Examinando hoy una revista Zipi y Zape, resulta que hay un detalle en el cual jamás había reparado, consistente en que Mercedes era realmente la directora de la revista, y probablemente la que se marchaba de la editorial cada día a su hora en punto, diciendo a los redactores «ahí tenéis setecientas cartas de niños para contestar en mi nombre, si alguien se va a casa antes de terminar está despedido, y recordad que los jóvenes de ahora se llaman titis y troncos los unos a los otros».
Por mi parte, jamás se me ocurrió la osadía de escribir a Mercedes y, hasta los 14 años cuando comencé a enviar cartas a la revista Heavy Rock, no recuerdo haber esrito nunca a ningún otro tipo de editorial o correo del lector. Exceptuando, por supuesto, la vez en la que envié varios folios llenos de trucos a una revista de videojuegos, los cuales estaba más claro que el agua que había copiado de otra revista rival de videojuegos, porque ni invocando a Satanás sacrificando para ello a cincuenta ratones siameses podría haber adivinado que presionando «derecha, derecha, izquierda, izquierda, derecha, izquierda, arriba, abajo, abajo, abajo, arriba, izquierda y 423 veces el botón 2» se podían conseguir vidas infinitas en el juego Black Belt de Master System.
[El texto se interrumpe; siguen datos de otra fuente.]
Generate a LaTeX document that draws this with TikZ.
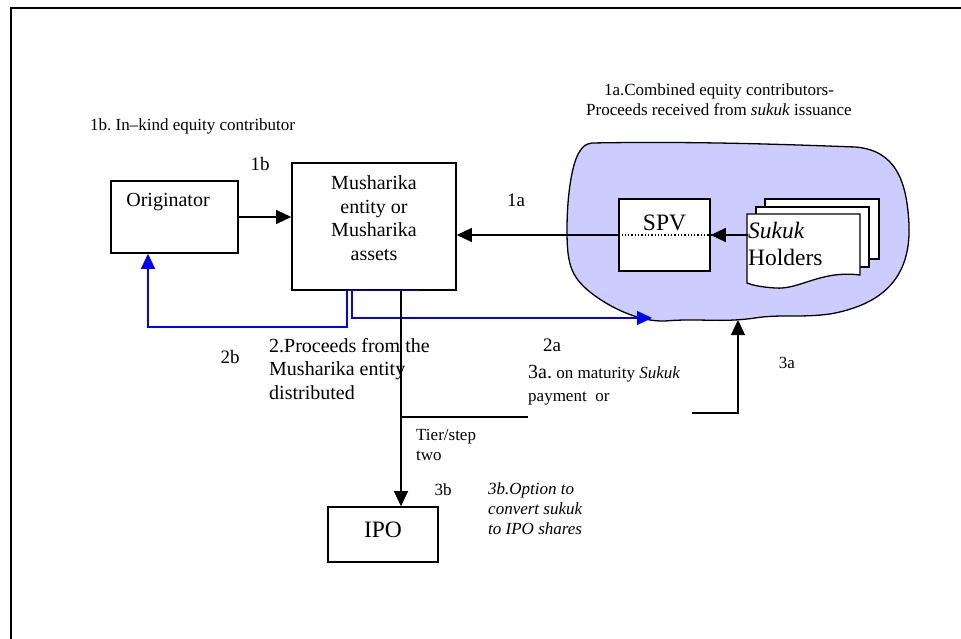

Sirvan estas líneas como un homenaje a la olvidada Mercedes, o Merche si me permite la licencia, la cual espero que luciera ese vestido de flores azules enseñando jamonario durante sus años como directora de la revista Zipi y Zape, mientras los becarios pasaban las noches en vela leyendo cartas. Al fin y al cabo, Mercedes no tenía ninguna culpa de que los niños fueran tan jodidamente sosos.